START Record excerpts

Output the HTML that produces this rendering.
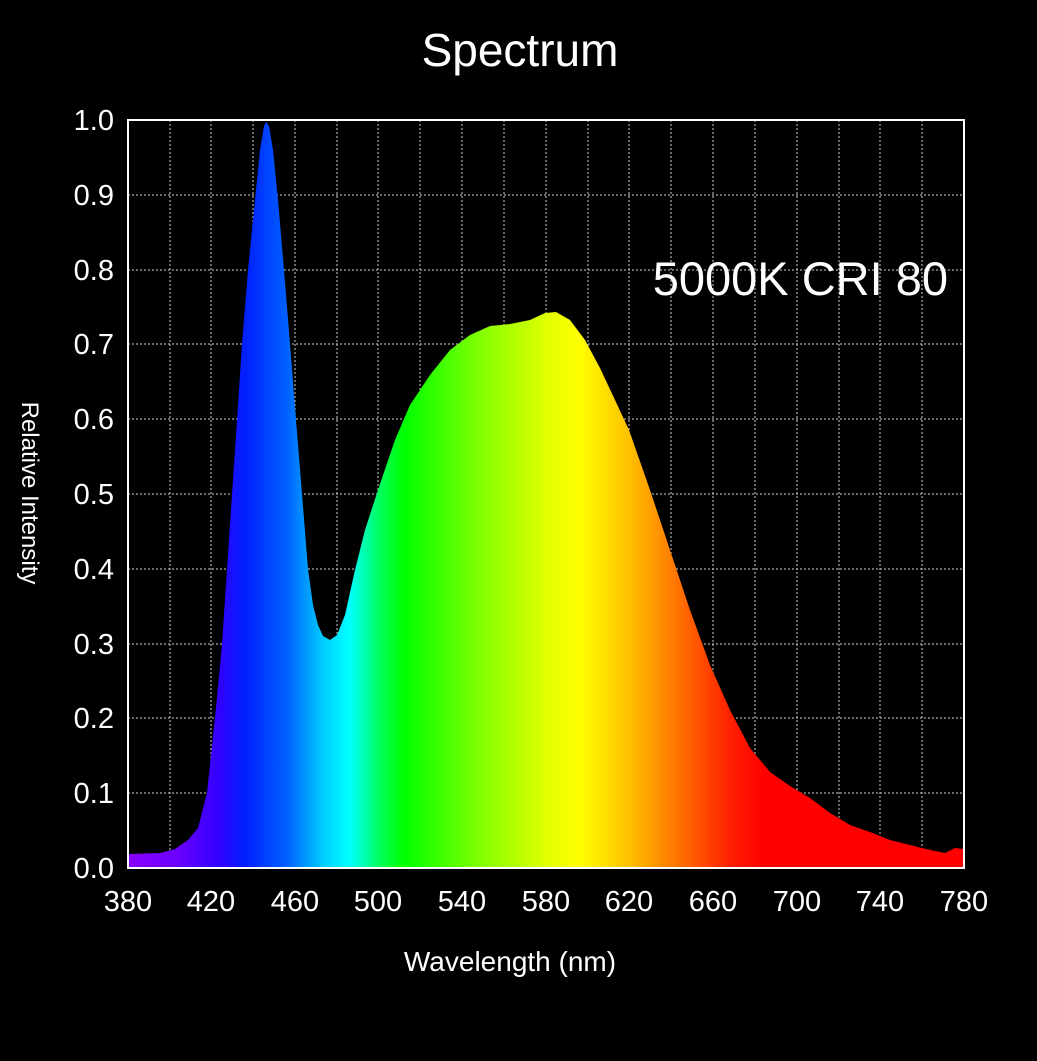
<!DOCTYPE html>
<html><head><meta charset="utf-8"><style>
html,body{margin:0;padding:0;background:#000;}
svg{display:block}
text{font-family:"Liberation Sans",sans-serif;fill:#fff}
</style></head><body>
<svg width="1037" height="1061" viewBox="0 0 1037 1061" xmlns="http://www.w3.org/2000/svg">
<defs>
<linearGradient id="sp" x1="128" y1="0" x2="964" y2="0" gradientUnits="userSpaceOnUse">
<stop offset="0" stop-color="#8a00ff"/>
<stop offset="0.06" stop-color="#6a00ff"/>
<stop offset="0.11" stop-color="#3000ff"/>
<stop offset="0.14" stop-color="#0020ff"/>
<stop offset="0.19" stop-color="#0060ff"/>
<stop offset="0.235" stop-color="#00d0ff"/>
<stop offset="0.265" stop-color="#00ffff"/>
<stop offset="0.30" stop-color="#00ff60"/>
<stop offset="0.33" stop-color="#00ff00"/>
<stop offset="0.42" stop-color="#80ff00"/>
<stop offset="0.50" stop-color="#e0ff00"/>
<stop offset="0.54" stop-color="#ffff00"/>
<stop offset="0.60" stop-color="#ffc000"/>
<stop offset="0.66" stop-color="#ff7000"/>
<stop offset="0.72" stop-color="#ff2000"/>
<stop offset="0.76" stop-color="#ff0000"/>
<stop offset="1" stop-color="#ff0000"/>
</linearGradient>
</defs>
<text x="520" y="66" font-size="46" text-anchor="middle">Spectrum</text>
<g stroke="#aaa" stroke-width="1.2" stroke-dasharray="2,2">
<line x1="128" y1="195" x2="964" y2="195"/><line x1="128" y1="270" x2="964" y2="270"/>
<line x1="128" y1="344" x2="964" y2="344"/><line x1="128" y1="419" x2="964" y2="419"/>
<line x1="128" y1="494" x2="964" y2="494"/><line x1="128" y1="569" x2="964" y2="569"/>
<line x1="128" y1="644" x2="964" y2="644"/><line x1="128" y1="718" x2="964" y2="718"/>
<line x1="128" y1="793" x2="964" y2="793"/>
<line x1="170" y1="120" x2="170" y2="868"/><line x1="211" y1="120" x2="211" y2="868"/>
<line x1="253" y1="120" x2="253" y2="868"/><line x1="295" y1="120" x2="295" y2="868"/>
<line x1="337" y1="120" x2="337" y2="868"/><line x1="378" y1="120" x2="378" y2="868"/>
<line x1="420" y1="120" x2="420" y2="868"/><line x1="462" y1="120" x2="462" y2="868"/>
<line x1="504" y1="120" x2="504" y2="868"/><line x1="546" y1="120" x2="546" y2="868"/>
<line x1="588" y1="120" x2="588" y2="868"/><line x1="629" y1="120" x2="629" y2="868"/>
<line x1="671" y1="120" x2="671" y2="868"/><line x1="713" y1="120" x2="713" y2="868"/>
<line x1="755" y1="120" x2="755" y2="868"/><line x1="797" y1="120" x2="797" y2="868"/>
<line x1="839" y1="120" x2="839" y2="868"/><line x1="880" y1="120" x2="880" y2="868"/>
<line x1="922" y1="120" x2="922" y2="868"/>
</g>
<path fill="url(#sp)" d="M128,868 L128,854 L160,853 L175,849 L188,840 L198,828 L207,793 L215,718 L222,644 L227,569 L232,494 L237,420 L242,344 L248,270 L255,200 L260,150 L264,126 L266,122 L269,126 L273,150 L278,200 L284,270 L290,344 L296,420 L302,494 L308,569 L313,605 L318,625 L323,636 L330,640 L337,635 L345,615 L355,570 L365,530 L378,490 L395,440 L410,405 L430,375 L450,350 L470,335 L490,326 L510,324 L530,320 L545,313 L556,312 L570,320 L585,340 L600,368 L615,400 L629,430 L650,490 L670,550 L690,610 L710,665 L730,710 L750,748 L770,772 L790,786 L810,798 L830,813 L850,825 L870,832 L890,840 L910,845 L930,850 L945,853 L955,848 L964,849 L964,868 Z"/>
<rect x="128" y="120" width="836" height="748" fill="none" stroke="#fff" stroke-width="2"/>
<g font-size="29" text-anchor="end">
<text x="114" y="130">1.0</text><text x="114" y="205">0.9</text><text x="114" y="280">0.8</text>
<text x="114" y="354">0.7</text><text x="114" y="429">0.6</text><text x="114" y="504">0.5</text>
<text x="114" y="579">0.4</text><text x="114" y="654">0.3</text><text x="114" y="728">0.2</text>
<text x="114" y="803">0.1</text><text x="114" y="878">0.0</text>
</g>
<g font-size="29" text-anchor="middle">
<text x="128" y="911">380</text><text x="211" y="911">420</text><text x="295" y="911">460</text>
<text x="378" y="911">500</text><text x="462" y="911">540</text><text x="546" y="911">580</text>
<text x="629" y="911">620</text><text x="713" y="911">660</text><text x="797" y="911">700</text>
<text x="880" y="911">740</text><text x="964" y="911">780</text>
</g>
<text x="510" y="971" font-size="28" text-anchor="middle">Wavelength (nm)</text>
<text transform="translate(22,493) rotate(90)" font-size="24" text-anchor="middle">Relative Intensity</text>
<text x="948" y="295" font-size="47" text-anchor="end">5000K CRI 80</text>
</svg>
</body></html>
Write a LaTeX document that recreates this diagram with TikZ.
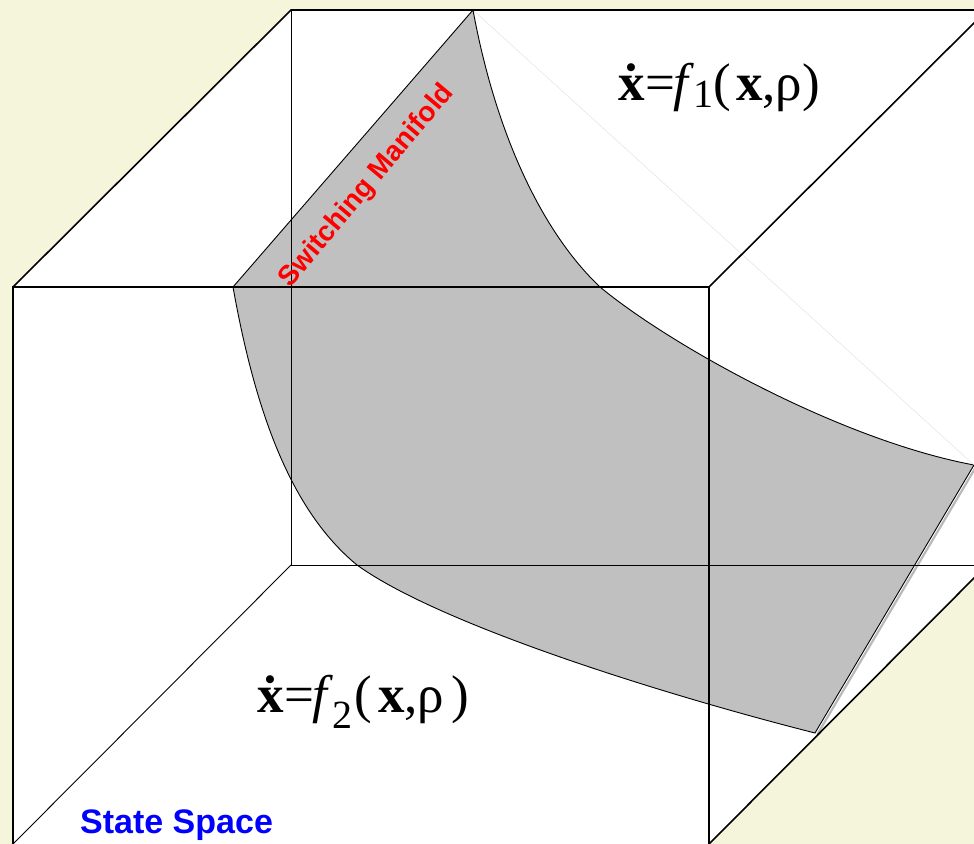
\documentclass[tikz,border=0pt]{standalone}
\usepackage{fontspec}
\setmainfont{Liberation Serif}
\newfontfamily\arialb[BoldFont={Liberation Sans Bold}]{Liberation Sans}
\definecolor{beige}{RGB}{245,245,220}
\definecolor{mangray}{RGB}{192,192,192}
\tikzset{
  thickedge/.style={line width=1.6pt, line join=miter},
  thinedge/.style={line width=0.9pt},
  manline/.style={line width=0.9pt},
  eqtext/.style={inner sep=0pt, anchor=base west, font=\fontsize{53}{53}\selectfont},
}
\begin{document}
\begin{tikzpicture}[x=1pt,y=-1pt]
\useasboundingbox (0,0) rectangle (974,843);
\clip (0,0) rectangle (974,843);
\fill[beige] (-5,-5) rectangle (980,850);
% cube corners
\coordinate (FTL) at (13,287);
\coordinate (FTR) at (709,287);
\coordinate (FBL) at (13,844);
\coordinate (FBR) at (709,844);
\coordinate (BTL) at (291,10);
\coordinate (BTR) at (987,10);
\coordinate (BBL) at (291,565);
\coordinate (BBR) at (987,565);
% silhouette
\fill[white] (FBL) -- (FTL) -- (BTL) -- (BTR) -- (BBR) -- (FBR) -- cycle;
% manifold
\coordinate (A) at (233,287);
\coordinate (B) at (473,10);
\coordinate (P) at (600,287);
\coordinate (C) at (974,465);
\coordinate (D) at (815,733);
\coordinate (Q) at (357,565);
\draw[gray!55, line width=2.2pt] ([xshift=2.5pt,yshift=-1pt]C) -- ([xshift=2.5pt,yshift=-1pt]D);
\filldraw[fill=mangray, draw=black, manline]
  (A) -- (B)
  .. controls (495,130) and (540,230) .. (P)
  .. controls (670,345) and (840,440) .. (C)
  -- (D)
  .. controls (665,695) and (440,625) .. (Q)
  .. controls (290,510) and (255,410) .. (A)
  -- cycle;
\draw[gray!25, line width=0.4pt] (B) -- (C);
% cube edges
\draw[thinedge] (BTL) -- (BBL) -- (BBR);
\draw[thinedge] (BBL) -- (FBL);
\draw[thickedge] (FBL) -- (FTL) -- (FTR) -- (FBR);
\draw[thickedge] (FTL) -- (BTL) -- (BTR);
\draw[thickedge] (FTR) -- (BTR);
\draw[thickedge] (FBR) -- (BBR);
% labels
\node[eqtext] (f1) at (618,100) {\bfseries\.x\mdseries\kern1pt=\kern-2pt\textit{f}\kern-1pt\raisebox{-7pt}{\fontsize{40}{40}\selectfont 1}(\kern5pt\textbf{x},ρ)};
\node[eqtext] (f2) at (257,712) {\bfseries\.x\mdseries\kern1pt=\kern-2pt\textit{f}\kern-1pt\raisebox{-16pt}{\fontsize{40}{40}\selectfont 2}\kern2pt(\kern6pt\textbf{x},ρ\kern7pt)};
\node[red, rotate=50, inner sep=0pt, font=\arialb\bfseries\fontsize{28}{28}\selectfont] (sm) at (367,186) {Switching Manifold};
\node[blue, inner sep=0pt, anchor=base west, font=\arialb\bfseries\fontsize{34}{34}\selectfont] (ss) at (80,833) {State Space};
\end{tikzpicture}
\end{document}
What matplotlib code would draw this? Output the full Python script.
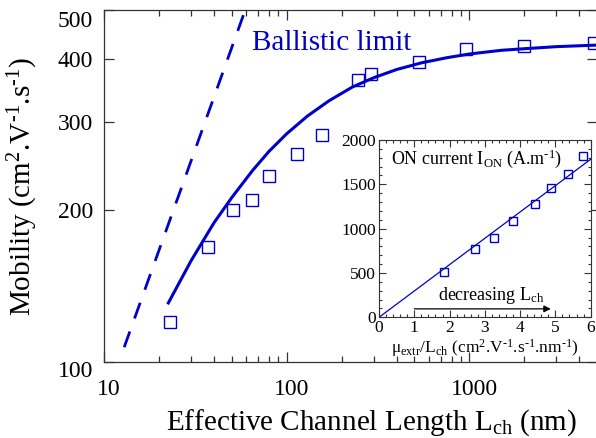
import matplotlib
matplotlib.use("Agg")
import matplotlib.pyplot as plt
import matplotlib.transforms as mtransforms
from matplotlib.ticker import FixedLocator, MultipleLocator, NullLocator, NullFormatter

plt.rcParams['font.family'] = ['Liberation Serif', 'DejaVu Serif']
plt.rcParams['mathtext.fontset'] = 'custom'
plt.rcParams['mathtext.rm'] = 'Liberation Serif'
plt.rcParams['mathtext.it'] = 'Liberation Serif:italic'

BLUE = '#0000cc'
HY = '\u2010'   # short hyphen for the exponents, like the original

# main panel: measured mobility vs channel length (squares)
L_meas = [23, 37, 51, 65, 80, 114, 156, 245, 289, 527, 964, 1994, 4800]
mu_meas = [120, 169, 200, 210, 234, 259, 282, 363, 373, 394, 418, 425, 431]

# model curve
L_model = [22.5, 30, 40, 50, 65, 80, 100, 130, 170, 230, 300, 400, 550,
           750, 1000, 1500, 2000, 3000, 5000]
mu_model = [131, 159, 189, 212, 240, 262, 284, 308, 330, 352, 367, 381, 393,
            402, 409, 416, 419, 423, 426]

# ballistic limit (straight line on log-log)
L_ball = [12.9, 59.3]
mu_ball = [107, 500]

# inset: ON current vs mu_extr / L_ch
x_ins = [1.85, 2.72, 3.26, 3.79, 4.41, 4.87, 5.36, 5.79]
ion_ins = [514, 767, 894, 1086, 1278, 1462, 1613, 1823]
fit_x = [0, 6]
fit_y = [0, 1782]

fig = plt.figure(figsize=(5.96, 4.38), dpi=100)

##############################################
# main axes
ax = fig.add_axes([0.1745, 0.1735, 0.8272, 0.8035])
ax.set_xscale('log')
ax.set_yscale('log')

ax.plot(L_ball, mu_ball, color=BLUE, lw=2, linestyle=(0, (6, 5)))
ax.plot(L_model, mu_model, color=BLUE, lw=2.2)
ax.plot(L_meas, mu_meas, 's', mfc='none', mec=BLUE, ms=8, mew=1)

ax.set_xlim(10, 5000)
ax.set_ylim(100, 500)

ax.yaxis.set_major_locator(FixedLocator([100, 200, 300, 400, 500]))
ax.yaxis.set_minor_locator(NullLocator())
ax.set_yticklabels(['100', '200', '300', '400', '500'])
ax.xaxis.set_major_locator(FixedLocator([10, 100, 1000]))
ax.set_xticklabels(['10', '100', '1000'])
ax.xaxis.set_minor_formatter(NullFormatter())

ax.tick_params(which='both', direction='in', top=True, right=True,
               labelsize=17, color='#333333')
ax.tick_params(which='major', length=7, width=0.9)
ax.tick_params(which='minor', length=4, width=0.9)
ax.tick_params(axis='x', pad=12)
ax.tick_params(axis='y', pad=8)
for sp in ax.spines.values():
    sp.set_linewidth(0.9)
    sp.set_color('#333333')

# x labels sit a bit right of their ticks, end y labels sit a bit low
for lab in ax.get_xticklabels():
    lab.set_transform(lab.get_transform() +
                      mtransforms.ScaledTranslation(5 / 100, 0, fig.dpi_scale_trans))
ylabs = ax.get_yticklabels()
ylabs[0].set_transform(ylabs[0].get_transform() +
                       mtransforms.ScaledTranslation(0, -7 / 100, fig.dpi_scale_trans))
ylabs[-1].set_transform(ylabs[-1].get_transform() +
                        mtransforms.ScaledTranslation(0, -9 / 100, fig.dpi_scale_trans))

ax.text(64.7, 416, 'Ballistic limit', color=BLUE, fontsize=21, va='baseline')

ax.set_xlabel('Effective Channel Length L$_{\\rm ch}$ (nm)', fontsize=21)
ax.xaxis.set_label_coords(0.5416, -0.13)
ax.set_ylabel('Mobility (cm$^{2}$.V$^{\\rm ' + HY + '1}$.s$^{\\rm ' + HY + '1}$)',
              fontsize=21)
ax.yaxis.set_label_coords(-0.13, 0.5)

##############################################
# inset
axin = fig.add_axes([0.636, 0.2756, 0.355, 0.4048])
axin.plot(fit_x, fit_y, color=BLUE, lw=0.9)
axin.plot(x_ins, ion_ins, 's', mfc='none', mec=BLUE, ms=6, mew=1)
axin.set_xlim(0, 6)
axin.set_ylim(0, 2000)
axin.xaxis.set_major_locator(MultipleLocator(1))
axin.xaxis.set_minor_locator(MultipleLocator(0.2))
axin.yaxis.set_major_locator(MultipleLocator(500))
axin.yaxis.set_minor_locator(MultipleLocator(100))
axin.tick_params(which='both', direction='in', top=True, right=True,
                 labelsize=12.5, pad=2, color='#333333')
axin.tick_params(which='major', length=5, width=0.8)
axin.tick_params(which='minor', length=2.5, width=0.8)
for sp in axin.spines.values():
    sp.set_linewidth(0.8)
    sp.set_color('#333333')

axin.text(0.055, 0.955, 'ON current I$_{\\rm ON}$ (A.m$^{\\rm ' + HY + '1}$)',
          fontsize=13, transform=axin.transAxes, va='top', ha='left')
axin.annotate('', xy=(4.95, 95), xytext=(0.92, 95),
              arrowprops=dict(arrowstyle='-|>', color='black', lw=0.9,
                              mutation_scale=10))
axin.text(1.67, 190, 'decreasing L$_{\\rm ch}$', fontsize=13, va='baseline')
axin.set_xlabel('μ$_{\\rm extr}$/L$_{\\rm ch}$ (cm$^{2}$.V$^{\\rm ' + HY + '1}$.s$^{\\rm '
                + HY + '1}$.nm$^{\\rm ' + HY + '1}$)', fontsize=12.5, labelpad=1)

fig.savefig('out.png', dpi=100)
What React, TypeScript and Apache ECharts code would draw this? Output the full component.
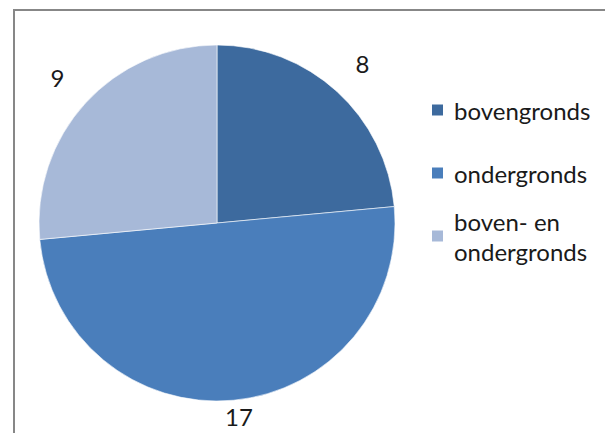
import React, { useEffect, useRef } from "react";
import * as echarts from "echarts";

const categories = ["bovengronds", "ondergronds", "boven- en\nondergronds"];
const values = [8, 17, 9];
const colors = ["#3D6A9E", "#4A7EBB", "#A7B9D8"];

export default function App() {
  const ref = useRef<HTMLDivElement>(null);
  useEffect(() => {
    if (!ref.current) return;
    const chart = echarts.init(ref.current, undefined, { renderer: "svg" });
    const font = "Lato, 'Open Sans', sans-serif";
    const textColor = "#1a1a1a";
    const pieData = categories.map((name, i) => ({
      name,
      value: values[i],
      itemStyle: { color: colors[i] },
    }));
    const labelData = categories.map((name, i) => ({
      name,
      value: values[i],
      label: { offset: i === 1 ? [2, -22] : [0, 0] },
    }));
    const legendTops = [95, 158, 191];
    const legends = categories.map((name, i) => ({
      data: [name],
      left: 430,
      top: legendTops[i],
      padding: 0,
      itemWidth: 13,
      itemHeight: 13,
      icon: "rect",
      selectedMode: false,
      textStyle: {
        fontFamily: font,
        fontSize: 24,
        lineHeight: 30,
        color: textColor,
        padding: i === 2 ? [30, 0, 0, 5] : [0, 0, 0, 5],
      },
    }));
    chart.setOption({
      animation: false,
      backgroundColor: "#ffffff",
      legend: legends,
      graphic: [
        {
          type: "rect",
          shape: { x: 14, y: 10, width: 800, height: 600 },
          style: { fill: "none", stroke: "#878787", lineWidth: 2 },
          silent: true,
        },
      ],
      series: [
        {
          type: "pie",
          center: [217, 223],
          radius: 178,
          startAngle: 90,
          clockwise: true,
          silent: true,
          label: { show: false },
          labelLine: { show: false },
          itemStyle: { borderColor: "#ffffff", borderWidth: 0.6 },
          data: pieData,
        },
        {
          type: "pie",
          center: [217, 223],
          radius: [178, 248],
          startAngle: 90,
          clockwise: true,
          silent: true,
          itemStyle: { color: "rgba(0,0,0,0)", borderWidth: 0 },
          label: {
            show: true,
            position: "inside",
            formatter: "{c}",
            fontFamily: font,
            fontSize: 24,
            color: textColor,
          },
          labelLine: { show: false },
          data: labelData,
        },
      ],
    });
    return () => chart.dispose();
  }, []);
  return (
    <div
      ref={ref}
      style={{ position: "fixed", left: 0, top: 0, width: 605, height: 433, background: "#fff" }}
    />
  );
}
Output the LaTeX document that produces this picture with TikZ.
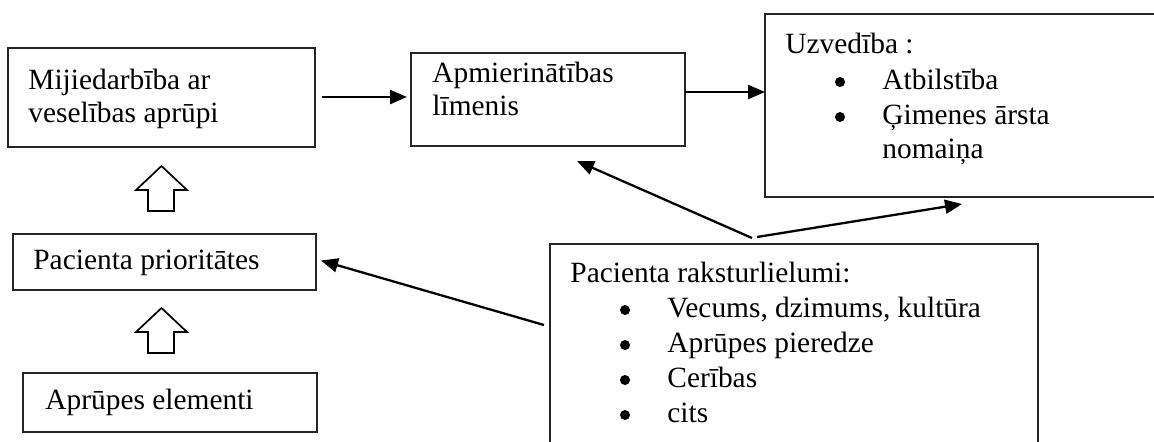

END Record excerpts

:: Exercise brief ::
From the records above, copy only the lines running from the line containing "What matplotlib code" to the line containing "ax.set_ylim(100, 500)", both ends included. Leave the pictures out.

:: Solution to this task ::
What matplotlib code would draw this? Output the full Python script.
import matplotlib
matplotlib.use("Agg")
import matplotlib.pyplot as plt
import matplotlib.transforms as mtransforms
from matplotlib.ticker import FixedLocator, MultipleLocator, NullLocator, NullFormatter

plt.rcParams['font.family'] = ['Liberation Serif', 'DejaVu Serif']
plt.rcParams['mathtext.fontset'] = 'custom'
plt.rcParams['mathtext.rm'] = 'Liberation Serif'
plt.rcParams['mathtext.it'] = 'Liberation Serif:italic'

BLUE = '#0000cc'
HY = '\u2010'   # short hyphen for the exponents, like the original

# main panel: measured mobility vs channel length (squares)
L_meas = [23, 37, 51, 65, 80, 114, 156, 245, 289, 527, 964, 1994, 4800]
mu_meas = [120, 169, 200, 210, 234, 259, 282, 363, 373, 394, 418, 425, 431]

# model curve
L_model = [22.5, 30, 40, 50, 65, 80, 100, 130, 170, 230, 300, 400, 550,
           750, 1000, 1500, 2000, 3000, 5000]
mu_model = [131, 159, 189, 212, 240, 262, 284, 308, 330, 352, 367, 381, 393,
            402, 409, 416, 419, 423, 426]

# ballistic limit (straight line on log-log)
L_ball = [12.9, 59.3]
mu_ball = [107, 500]

# inset: ON current vs mu_extr / L_ch
x_ins = [1.85, 2.72, 3.26, 3.79, 4.41, 4.87, 5.36, 5.79]
ion_ins = [514, 767, 894, 1086, 1278, 1462, 1613, 1823]
fit_x = [0, 6]
fit_y = [0, 1782]

fig = plt.figure(figsize=(5.96, 4.38), dpi=100)

##############################################
# main axes
ax = fig.add_axes([0.1745, 0.1735, 0.8272, 0.8035])
ax.set_xscale('log')
ax.set_yscale('log')

ax.plot(L_ball, mu_ball, color=BLUE, lw=2, linestyle=(0, (6, 5)))
ax.plot(L_model, mu_model, color=BLUE, lw=2.2)
ax.plot(L_meas, mu_meas, 's', mfc='none', mec=BLUE, ms=8, mew=1)

ax.set_xlim(10, 5000)
ax.set_ylim(100, 500)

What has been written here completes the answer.